» Challenge
What number of lines in the material contain the word "this"? Give that number alone.

» Source material

┌──

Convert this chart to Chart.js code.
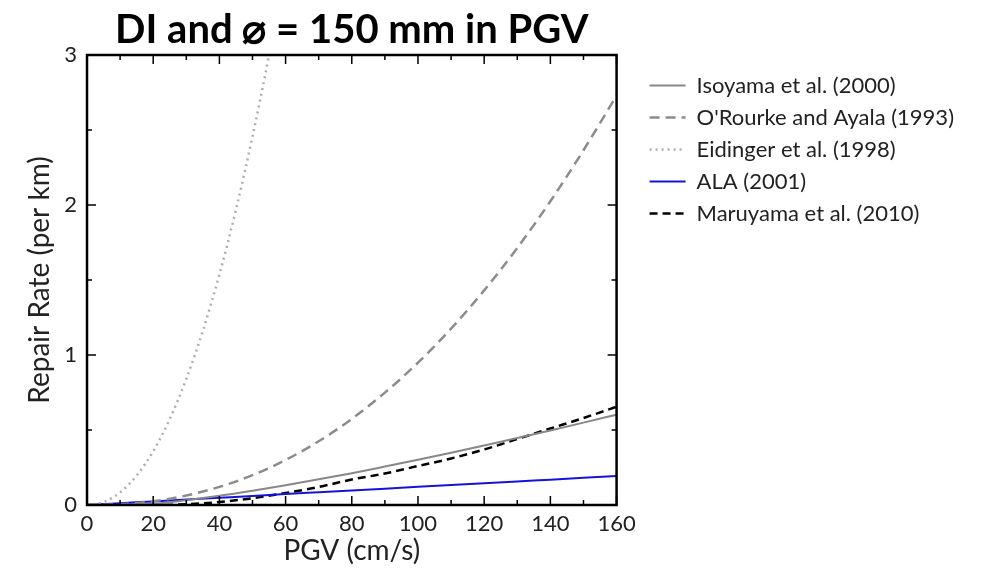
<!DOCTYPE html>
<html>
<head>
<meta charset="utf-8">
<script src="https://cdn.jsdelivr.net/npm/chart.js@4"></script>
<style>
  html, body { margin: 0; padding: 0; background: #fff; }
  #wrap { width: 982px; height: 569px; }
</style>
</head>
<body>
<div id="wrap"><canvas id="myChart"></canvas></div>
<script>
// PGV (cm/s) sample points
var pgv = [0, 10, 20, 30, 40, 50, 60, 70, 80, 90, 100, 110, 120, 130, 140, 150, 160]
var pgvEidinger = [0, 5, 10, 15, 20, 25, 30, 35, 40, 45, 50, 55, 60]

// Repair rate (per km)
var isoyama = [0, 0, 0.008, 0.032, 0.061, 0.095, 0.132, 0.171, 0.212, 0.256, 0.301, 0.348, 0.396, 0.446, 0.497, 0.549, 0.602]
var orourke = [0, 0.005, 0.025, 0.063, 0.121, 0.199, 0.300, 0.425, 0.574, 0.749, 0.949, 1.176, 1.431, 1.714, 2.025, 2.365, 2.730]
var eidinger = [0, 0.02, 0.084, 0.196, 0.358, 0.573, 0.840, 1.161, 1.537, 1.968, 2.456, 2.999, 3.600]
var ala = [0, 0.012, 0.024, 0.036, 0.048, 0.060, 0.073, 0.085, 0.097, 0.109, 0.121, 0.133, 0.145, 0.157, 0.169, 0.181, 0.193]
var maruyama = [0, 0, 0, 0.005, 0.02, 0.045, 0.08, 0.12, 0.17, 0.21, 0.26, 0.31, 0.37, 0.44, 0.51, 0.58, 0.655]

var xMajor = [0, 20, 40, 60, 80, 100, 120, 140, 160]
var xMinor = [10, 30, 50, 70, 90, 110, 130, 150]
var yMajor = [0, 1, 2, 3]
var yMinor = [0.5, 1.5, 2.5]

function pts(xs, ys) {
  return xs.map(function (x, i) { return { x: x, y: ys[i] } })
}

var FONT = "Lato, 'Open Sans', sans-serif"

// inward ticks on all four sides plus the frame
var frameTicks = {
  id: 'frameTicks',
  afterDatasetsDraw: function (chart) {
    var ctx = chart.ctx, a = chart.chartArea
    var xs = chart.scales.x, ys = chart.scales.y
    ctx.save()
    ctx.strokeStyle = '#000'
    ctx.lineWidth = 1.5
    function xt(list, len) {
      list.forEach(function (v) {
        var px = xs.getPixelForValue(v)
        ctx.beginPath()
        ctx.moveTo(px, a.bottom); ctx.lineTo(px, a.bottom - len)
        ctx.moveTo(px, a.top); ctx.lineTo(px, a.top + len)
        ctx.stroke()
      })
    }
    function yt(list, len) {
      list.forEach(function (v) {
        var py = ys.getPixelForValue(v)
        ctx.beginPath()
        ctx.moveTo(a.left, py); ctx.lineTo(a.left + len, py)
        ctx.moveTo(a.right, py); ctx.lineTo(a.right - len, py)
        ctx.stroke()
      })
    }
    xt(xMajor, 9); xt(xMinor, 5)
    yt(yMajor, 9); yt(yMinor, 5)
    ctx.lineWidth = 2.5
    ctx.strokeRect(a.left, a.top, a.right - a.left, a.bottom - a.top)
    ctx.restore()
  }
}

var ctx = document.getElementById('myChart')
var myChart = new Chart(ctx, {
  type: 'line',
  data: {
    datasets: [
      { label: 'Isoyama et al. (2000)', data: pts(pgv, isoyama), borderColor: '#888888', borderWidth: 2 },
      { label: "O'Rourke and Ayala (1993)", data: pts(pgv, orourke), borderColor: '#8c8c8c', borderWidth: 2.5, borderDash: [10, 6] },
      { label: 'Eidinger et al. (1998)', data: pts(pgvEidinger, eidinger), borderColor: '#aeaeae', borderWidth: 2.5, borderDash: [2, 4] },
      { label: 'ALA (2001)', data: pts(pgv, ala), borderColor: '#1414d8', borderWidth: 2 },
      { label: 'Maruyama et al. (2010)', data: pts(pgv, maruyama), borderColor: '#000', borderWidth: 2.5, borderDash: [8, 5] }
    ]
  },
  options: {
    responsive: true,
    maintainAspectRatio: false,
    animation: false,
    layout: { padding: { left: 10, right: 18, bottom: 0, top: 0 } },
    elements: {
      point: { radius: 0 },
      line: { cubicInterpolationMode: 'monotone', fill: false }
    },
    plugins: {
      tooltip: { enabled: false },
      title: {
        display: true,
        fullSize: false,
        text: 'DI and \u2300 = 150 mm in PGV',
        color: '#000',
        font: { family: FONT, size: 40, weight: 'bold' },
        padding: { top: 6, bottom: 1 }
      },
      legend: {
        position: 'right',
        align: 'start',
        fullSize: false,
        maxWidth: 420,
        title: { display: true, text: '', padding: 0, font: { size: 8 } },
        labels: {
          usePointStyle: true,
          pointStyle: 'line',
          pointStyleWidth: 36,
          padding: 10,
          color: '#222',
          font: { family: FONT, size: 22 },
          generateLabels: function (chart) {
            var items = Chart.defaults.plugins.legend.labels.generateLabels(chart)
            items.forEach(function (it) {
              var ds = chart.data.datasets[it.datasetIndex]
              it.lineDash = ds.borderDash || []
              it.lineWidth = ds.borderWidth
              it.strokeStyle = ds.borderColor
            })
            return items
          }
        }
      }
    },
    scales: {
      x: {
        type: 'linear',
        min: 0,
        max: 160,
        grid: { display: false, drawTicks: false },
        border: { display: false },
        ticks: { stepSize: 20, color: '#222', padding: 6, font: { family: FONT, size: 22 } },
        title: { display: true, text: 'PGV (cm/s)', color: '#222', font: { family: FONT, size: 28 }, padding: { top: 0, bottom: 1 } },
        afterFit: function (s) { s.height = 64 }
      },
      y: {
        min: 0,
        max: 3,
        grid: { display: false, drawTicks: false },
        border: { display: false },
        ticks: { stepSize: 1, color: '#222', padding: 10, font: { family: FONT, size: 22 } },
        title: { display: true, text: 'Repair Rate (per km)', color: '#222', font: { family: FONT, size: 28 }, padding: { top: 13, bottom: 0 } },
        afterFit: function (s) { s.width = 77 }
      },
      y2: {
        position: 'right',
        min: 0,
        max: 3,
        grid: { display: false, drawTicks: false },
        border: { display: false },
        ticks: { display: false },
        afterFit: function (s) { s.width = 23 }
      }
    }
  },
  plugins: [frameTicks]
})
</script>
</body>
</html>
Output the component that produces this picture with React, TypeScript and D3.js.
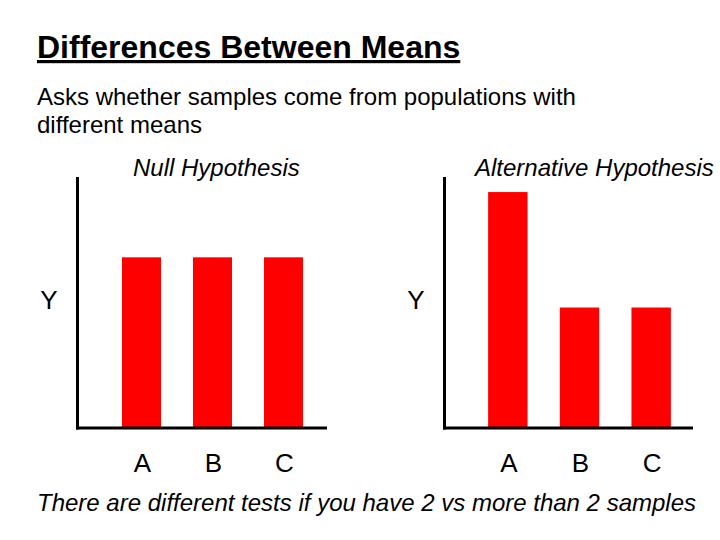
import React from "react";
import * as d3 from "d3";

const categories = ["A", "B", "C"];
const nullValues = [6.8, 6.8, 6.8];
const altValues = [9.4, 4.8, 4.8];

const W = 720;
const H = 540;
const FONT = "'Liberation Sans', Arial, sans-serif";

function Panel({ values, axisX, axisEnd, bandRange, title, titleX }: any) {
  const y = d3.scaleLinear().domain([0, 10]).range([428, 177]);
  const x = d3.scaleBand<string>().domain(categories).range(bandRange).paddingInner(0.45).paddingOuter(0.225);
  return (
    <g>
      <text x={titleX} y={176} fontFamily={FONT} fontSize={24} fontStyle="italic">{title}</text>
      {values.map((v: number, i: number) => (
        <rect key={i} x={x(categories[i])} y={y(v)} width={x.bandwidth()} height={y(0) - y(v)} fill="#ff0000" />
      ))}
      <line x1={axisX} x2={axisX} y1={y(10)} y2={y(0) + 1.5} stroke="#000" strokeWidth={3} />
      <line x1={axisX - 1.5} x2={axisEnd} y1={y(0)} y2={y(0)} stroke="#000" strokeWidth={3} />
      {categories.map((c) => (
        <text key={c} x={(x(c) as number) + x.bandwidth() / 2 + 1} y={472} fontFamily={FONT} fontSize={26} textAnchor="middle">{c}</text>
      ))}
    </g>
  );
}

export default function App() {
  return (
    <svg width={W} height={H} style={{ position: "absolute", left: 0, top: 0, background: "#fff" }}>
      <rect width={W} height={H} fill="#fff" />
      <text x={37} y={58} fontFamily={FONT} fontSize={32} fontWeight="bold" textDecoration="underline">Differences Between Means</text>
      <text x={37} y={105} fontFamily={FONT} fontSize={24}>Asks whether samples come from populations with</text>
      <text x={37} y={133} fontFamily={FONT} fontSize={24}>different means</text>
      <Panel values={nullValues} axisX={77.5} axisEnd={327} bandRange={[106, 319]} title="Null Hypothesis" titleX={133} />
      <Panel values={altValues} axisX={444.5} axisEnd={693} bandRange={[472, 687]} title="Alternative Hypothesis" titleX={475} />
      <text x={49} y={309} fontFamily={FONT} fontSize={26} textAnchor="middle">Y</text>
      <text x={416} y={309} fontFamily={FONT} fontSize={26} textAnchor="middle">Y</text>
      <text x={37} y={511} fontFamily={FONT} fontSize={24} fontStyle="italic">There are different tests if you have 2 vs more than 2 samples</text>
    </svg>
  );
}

└──

» Written response
2